Teknik survei menggunakan sistem stratified random sampling dengan cara memilah penumpang pria dan wanita secara hitung manual. Total responden semua lintas yaitu Bogor, Bekasi, Serpong, dan Tangerang sejumlah 6.841 orang yang terbagi responden pria 51 persen dan wanita 49 persen.
“Kemudian untuk tujuan maksud perjalanannya untuk bekerja 53 persen, untuk produktif di sini adalah bekerja informal 23 persen, untuk leisure itu wisata dan sebagainya 8 persen, dan lain-lain 18 persen,” ujar Arif.
Dari survei yang dilakukan dihasilkan untuk di Bogor rata-rata ATP Rp 8.572 dan WTP Rp 6.000. Di Bekasi rata-rata ATP Rp 9.327 dan WTP Rp 4.000. Di Serpong rata-rata ATP Rp 7.439 dan WTP Rp 4.000. Di Tangerang rata-rata ATP Rp 7.606 dan WTP 4.500. Sehingga total rata-rata ATP adalah 8.486 dan WTP 4.625.

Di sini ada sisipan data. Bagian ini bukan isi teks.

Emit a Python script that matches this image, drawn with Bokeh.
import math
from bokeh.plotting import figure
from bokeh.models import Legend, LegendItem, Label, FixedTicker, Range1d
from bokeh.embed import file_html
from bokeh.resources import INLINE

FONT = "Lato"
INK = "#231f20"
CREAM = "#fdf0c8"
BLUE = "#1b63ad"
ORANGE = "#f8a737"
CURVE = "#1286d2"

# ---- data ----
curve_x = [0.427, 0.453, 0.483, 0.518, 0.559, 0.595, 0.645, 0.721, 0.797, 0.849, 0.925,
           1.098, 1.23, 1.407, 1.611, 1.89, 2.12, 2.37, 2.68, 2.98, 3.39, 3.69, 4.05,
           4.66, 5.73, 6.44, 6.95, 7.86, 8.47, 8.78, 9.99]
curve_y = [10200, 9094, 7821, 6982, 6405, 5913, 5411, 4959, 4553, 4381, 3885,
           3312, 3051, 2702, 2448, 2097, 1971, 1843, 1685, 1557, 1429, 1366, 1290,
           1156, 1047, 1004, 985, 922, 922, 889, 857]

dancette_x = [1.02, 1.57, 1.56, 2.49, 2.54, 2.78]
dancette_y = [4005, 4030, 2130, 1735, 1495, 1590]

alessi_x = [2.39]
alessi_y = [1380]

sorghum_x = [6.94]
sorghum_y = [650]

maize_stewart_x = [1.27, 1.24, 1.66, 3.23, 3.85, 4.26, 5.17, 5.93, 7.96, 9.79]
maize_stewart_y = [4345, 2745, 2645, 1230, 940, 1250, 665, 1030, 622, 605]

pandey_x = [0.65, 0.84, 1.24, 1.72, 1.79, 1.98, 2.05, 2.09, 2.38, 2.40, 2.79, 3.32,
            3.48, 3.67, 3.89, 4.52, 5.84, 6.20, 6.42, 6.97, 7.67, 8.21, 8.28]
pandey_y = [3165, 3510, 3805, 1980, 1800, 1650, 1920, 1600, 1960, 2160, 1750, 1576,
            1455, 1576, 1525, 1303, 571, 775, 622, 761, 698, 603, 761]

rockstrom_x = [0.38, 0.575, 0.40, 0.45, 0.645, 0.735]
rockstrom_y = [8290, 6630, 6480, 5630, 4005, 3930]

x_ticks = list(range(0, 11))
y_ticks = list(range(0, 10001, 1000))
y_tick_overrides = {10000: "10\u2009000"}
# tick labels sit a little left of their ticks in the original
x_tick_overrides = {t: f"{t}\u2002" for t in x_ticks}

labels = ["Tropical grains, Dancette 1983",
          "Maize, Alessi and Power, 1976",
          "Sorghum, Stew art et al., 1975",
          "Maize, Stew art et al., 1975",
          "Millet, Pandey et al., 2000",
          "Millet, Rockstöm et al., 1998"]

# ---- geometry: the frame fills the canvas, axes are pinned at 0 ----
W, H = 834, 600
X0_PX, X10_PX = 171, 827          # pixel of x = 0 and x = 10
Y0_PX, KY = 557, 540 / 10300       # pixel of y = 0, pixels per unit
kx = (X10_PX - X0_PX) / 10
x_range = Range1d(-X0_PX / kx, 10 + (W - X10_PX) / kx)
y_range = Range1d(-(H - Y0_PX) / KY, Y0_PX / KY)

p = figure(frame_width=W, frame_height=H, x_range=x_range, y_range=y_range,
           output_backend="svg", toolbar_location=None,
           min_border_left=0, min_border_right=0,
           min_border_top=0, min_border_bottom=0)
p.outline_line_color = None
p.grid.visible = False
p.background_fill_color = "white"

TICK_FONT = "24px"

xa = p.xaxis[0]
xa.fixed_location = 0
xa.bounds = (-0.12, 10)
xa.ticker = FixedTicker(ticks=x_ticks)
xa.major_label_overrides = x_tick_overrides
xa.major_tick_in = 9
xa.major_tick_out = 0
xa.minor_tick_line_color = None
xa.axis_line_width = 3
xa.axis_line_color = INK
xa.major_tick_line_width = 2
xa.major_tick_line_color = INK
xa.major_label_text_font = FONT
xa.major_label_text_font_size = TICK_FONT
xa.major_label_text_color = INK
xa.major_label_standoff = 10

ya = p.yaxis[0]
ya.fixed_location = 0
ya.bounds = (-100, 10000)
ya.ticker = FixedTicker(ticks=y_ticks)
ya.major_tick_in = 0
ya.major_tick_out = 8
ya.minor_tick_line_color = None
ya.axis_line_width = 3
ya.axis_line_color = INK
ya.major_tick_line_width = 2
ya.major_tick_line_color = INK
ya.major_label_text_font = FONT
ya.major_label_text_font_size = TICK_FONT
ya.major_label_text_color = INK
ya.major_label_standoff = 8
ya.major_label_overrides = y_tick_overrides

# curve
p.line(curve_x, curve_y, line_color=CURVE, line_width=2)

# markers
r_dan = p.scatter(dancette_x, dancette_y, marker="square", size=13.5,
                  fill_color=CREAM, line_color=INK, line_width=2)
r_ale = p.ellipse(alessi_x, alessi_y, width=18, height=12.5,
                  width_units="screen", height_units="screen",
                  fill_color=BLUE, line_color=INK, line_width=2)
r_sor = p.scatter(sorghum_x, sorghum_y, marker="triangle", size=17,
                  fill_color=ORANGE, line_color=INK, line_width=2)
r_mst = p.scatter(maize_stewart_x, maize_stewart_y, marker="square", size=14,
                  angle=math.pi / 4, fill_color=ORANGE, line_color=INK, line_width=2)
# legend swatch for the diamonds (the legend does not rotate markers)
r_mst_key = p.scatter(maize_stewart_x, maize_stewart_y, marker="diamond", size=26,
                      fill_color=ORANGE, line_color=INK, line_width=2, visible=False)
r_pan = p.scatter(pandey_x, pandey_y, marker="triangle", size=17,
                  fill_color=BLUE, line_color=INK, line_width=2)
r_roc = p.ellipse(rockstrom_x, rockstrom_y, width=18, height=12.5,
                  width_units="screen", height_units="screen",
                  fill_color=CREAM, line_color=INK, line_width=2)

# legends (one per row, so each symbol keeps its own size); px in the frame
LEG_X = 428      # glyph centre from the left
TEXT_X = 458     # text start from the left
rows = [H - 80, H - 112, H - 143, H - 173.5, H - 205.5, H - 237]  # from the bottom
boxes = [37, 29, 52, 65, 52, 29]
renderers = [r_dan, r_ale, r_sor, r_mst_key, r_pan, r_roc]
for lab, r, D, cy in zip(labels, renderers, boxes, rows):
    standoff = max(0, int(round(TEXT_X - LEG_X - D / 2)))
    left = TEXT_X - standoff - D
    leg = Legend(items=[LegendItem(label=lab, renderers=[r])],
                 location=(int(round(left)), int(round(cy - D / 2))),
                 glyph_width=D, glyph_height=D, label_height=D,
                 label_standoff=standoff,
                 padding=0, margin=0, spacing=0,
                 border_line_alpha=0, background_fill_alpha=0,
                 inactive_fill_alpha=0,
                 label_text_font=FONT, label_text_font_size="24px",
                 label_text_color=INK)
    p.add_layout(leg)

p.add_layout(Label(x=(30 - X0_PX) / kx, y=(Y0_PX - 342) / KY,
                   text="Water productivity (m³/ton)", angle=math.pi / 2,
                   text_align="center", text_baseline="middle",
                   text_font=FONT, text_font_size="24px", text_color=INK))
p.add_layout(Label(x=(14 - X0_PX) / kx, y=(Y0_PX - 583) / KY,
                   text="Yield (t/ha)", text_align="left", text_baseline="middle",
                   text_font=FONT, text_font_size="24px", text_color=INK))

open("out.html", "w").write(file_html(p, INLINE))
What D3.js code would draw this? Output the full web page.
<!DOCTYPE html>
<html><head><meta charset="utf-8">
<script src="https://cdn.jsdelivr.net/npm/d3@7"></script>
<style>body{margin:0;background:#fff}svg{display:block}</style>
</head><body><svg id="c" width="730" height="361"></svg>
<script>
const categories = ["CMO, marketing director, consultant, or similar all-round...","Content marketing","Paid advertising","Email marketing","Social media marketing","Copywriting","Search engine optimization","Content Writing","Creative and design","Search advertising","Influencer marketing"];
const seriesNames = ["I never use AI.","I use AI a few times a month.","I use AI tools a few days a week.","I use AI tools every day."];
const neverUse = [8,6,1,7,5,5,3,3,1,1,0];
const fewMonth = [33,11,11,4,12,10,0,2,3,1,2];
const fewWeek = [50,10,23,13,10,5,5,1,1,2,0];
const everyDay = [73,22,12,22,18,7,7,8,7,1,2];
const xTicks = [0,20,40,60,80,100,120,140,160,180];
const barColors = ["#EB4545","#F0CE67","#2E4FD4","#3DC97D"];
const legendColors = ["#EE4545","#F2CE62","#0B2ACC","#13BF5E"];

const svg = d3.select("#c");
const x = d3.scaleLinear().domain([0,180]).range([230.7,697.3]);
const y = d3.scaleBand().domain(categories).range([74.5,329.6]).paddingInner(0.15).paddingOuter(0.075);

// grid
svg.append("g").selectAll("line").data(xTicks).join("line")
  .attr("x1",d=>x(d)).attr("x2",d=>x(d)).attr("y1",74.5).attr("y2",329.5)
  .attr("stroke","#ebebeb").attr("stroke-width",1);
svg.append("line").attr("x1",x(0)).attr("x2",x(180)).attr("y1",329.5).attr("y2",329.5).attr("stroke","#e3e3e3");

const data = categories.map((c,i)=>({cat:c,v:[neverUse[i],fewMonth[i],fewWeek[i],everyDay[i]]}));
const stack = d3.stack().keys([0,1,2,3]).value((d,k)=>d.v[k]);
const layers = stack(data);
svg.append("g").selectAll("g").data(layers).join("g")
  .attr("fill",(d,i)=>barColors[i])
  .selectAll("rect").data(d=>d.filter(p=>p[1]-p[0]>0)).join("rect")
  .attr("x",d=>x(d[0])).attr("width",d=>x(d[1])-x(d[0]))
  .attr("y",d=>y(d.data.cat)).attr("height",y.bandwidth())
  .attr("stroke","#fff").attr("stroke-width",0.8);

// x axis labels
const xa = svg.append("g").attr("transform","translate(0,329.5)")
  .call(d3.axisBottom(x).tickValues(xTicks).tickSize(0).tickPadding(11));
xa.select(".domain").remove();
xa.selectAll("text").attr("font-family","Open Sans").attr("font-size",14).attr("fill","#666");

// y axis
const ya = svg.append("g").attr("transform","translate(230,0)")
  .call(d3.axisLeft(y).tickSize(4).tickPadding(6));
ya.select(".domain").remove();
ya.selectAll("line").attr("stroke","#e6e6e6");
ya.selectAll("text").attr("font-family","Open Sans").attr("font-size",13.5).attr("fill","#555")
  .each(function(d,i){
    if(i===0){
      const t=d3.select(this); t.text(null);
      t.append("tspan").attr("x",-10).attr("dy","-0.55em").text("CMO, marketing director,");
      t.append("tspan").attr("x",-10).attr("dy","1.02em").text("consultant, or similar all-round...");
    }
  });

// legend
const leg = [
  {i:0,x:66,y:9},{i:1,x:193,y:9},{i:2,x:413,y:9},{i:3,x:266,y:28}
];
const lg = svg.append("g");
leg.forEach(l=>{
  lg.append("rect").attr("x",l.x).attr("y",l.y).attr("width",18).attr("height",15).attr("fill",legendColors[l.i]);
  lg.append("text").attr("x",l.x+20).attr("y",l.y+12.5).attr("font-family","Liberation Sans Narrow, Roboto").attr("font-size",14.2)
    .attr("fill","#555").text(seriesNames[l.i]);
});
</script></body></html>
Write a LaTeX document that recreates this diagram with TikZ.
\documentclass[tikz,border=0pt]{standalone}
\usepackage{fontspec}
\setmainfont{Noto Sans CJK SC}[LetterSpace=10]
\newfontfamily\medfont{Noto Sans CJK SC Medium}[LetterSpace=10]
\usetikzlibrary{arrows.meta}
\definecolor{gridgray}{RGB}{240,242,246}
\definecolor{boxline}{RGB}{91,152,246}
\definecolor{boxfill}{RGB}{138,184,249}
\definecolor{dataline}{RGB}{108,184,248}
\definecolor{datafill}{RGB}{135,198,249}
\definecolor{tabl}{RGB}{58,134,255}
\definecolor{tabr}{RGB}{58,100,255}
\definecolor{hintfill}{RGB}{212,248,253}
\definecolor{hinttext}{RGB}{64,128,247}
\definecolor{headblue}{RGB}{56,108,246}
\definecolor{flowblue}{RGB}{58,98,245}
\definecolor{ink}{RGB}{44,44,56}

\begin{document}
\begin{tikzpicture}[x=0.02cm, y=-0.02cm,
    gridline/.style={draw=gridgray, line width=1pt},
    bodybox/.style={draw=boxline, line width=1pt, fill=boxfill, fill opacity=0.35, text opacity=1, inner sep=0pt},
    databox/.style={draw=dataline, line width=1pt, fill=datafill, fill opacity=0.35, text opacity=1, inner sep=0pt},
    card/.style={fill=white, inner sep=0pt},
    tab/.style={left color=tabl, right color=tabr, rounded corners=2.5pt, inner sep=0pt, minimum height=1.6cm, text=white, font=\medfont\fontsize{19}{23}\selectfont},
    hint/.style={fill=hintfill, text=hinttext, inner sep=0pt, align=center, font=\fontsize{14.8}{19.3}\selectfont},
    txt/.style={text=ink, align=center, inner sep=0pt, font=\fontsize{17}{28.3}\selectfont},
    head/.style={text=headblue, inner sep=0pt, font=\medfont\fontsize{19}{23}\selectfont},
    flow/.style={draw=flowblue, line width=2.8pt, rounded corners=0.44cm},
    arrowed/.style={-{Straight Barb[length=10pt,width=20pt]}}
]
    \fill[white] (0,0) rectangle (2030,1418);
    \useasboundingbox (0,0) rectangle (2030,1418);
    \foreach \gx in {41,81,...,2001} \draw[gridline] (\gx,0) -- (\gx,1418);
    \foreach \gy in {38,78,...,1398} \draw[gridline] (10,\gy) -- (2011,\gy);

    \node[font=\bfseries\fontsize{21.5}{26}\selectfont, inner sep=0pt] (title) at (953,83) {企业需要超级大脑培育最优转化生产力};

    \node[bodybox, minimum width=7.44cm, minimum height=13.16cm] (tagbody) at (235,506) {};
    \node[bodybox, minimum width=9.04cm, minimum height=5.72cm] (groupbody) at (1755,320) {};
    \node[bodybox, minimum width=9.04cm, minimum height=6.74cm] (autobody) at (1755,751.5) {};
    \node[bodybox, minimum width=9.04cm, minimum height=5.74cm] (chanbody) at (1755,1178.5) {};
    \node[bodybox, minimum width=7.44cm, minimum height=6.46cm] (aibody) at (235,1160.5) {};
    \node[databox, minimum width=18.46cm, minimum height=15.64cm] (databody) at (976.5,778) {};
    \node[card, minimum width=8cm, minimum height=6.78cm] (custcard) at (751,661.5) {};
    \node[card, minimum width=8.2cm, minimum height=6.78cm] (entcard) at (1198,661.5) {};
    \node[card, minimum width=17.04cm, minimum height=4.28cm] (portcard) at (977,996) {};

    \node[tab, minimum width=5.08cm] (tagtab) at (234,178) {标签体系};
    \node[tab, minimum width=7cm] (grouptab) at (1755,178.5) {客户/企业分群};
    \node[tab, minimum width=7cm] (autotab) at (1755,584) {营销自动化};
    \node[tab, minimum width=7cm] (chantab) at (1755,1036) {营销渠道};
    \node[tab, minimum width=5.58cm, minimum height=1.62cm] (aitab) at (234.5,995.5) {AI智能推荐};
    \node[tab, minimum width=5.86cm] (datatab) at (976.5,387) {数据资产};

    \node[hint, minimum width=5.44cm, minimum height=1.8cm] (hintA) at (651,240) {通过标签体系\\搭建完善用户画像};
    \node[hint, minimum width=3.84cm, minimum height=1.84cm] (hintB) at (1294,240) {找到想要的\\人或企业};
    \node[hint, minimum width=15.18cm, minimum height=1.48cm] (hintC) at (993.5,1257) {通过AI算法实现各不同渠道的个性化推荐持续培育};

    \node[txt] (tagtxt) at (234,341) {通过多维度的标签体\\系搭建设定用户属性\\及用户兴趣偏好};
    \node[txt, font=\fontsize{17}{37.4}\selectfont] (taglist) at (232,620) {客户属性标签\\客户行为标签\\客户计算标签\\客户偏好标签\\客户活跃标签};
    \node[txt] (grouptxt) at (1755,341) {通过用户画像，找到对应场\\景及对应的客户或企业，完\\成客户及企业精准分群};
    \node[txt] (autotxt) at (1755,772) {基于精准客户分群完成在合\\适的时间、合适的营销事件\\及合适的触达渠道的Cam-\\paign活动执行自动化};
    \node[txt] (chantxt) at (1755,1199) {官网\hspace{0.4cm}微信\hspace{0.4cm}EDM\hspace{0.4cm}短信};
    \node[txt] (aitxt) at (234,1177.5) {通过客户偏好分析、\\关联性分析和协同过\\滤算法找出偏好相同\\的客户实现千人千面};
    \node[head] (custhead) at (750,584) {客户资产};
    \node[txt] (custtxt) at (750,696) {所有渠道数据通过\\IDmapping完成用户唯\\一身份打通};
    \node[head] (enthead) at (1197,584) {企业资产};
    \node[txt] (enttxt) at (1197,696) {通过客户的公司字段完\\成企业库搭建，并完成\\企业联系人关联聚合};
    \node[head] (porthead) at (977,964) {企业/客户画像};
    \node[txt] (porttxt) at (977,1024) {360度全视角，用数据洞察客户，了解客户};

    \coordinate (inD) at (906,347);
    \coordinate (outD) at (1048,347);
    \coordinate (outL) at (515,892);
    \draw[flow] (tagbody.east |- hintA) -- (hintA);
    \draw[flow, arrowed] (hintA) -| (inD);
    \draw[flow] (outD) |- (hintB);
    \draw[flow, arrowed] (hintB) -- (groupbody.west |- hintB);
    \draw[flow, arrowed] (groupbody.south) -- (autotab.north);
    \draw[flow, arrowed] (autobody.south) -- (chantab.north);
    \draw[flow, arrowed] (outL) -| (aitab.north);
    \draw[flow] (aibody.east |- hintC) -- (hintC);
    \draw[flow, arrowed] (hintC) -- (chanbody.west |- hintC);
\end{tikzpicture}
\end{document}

Hasil survei tersebut juga dinilai masih berada pada tahap diskusi. Oleh karena itu, ia akan mengusulkan penyesuaian tarif kurang lebih sebesar Rp 2.000 untuk 25 km pertama.
“Jadi kalau yang semula berdasarkan Peraturan Menteri tarif semula sebesar Rp 3.000 per 25 km pertama ini akan dinaikkan menjadi Rp 5.000. Kemudian per 10 km selanjutnya tetap kenaikan Rp 1.000. Nah ini yang masih kami diskusikan,” tutur Arif.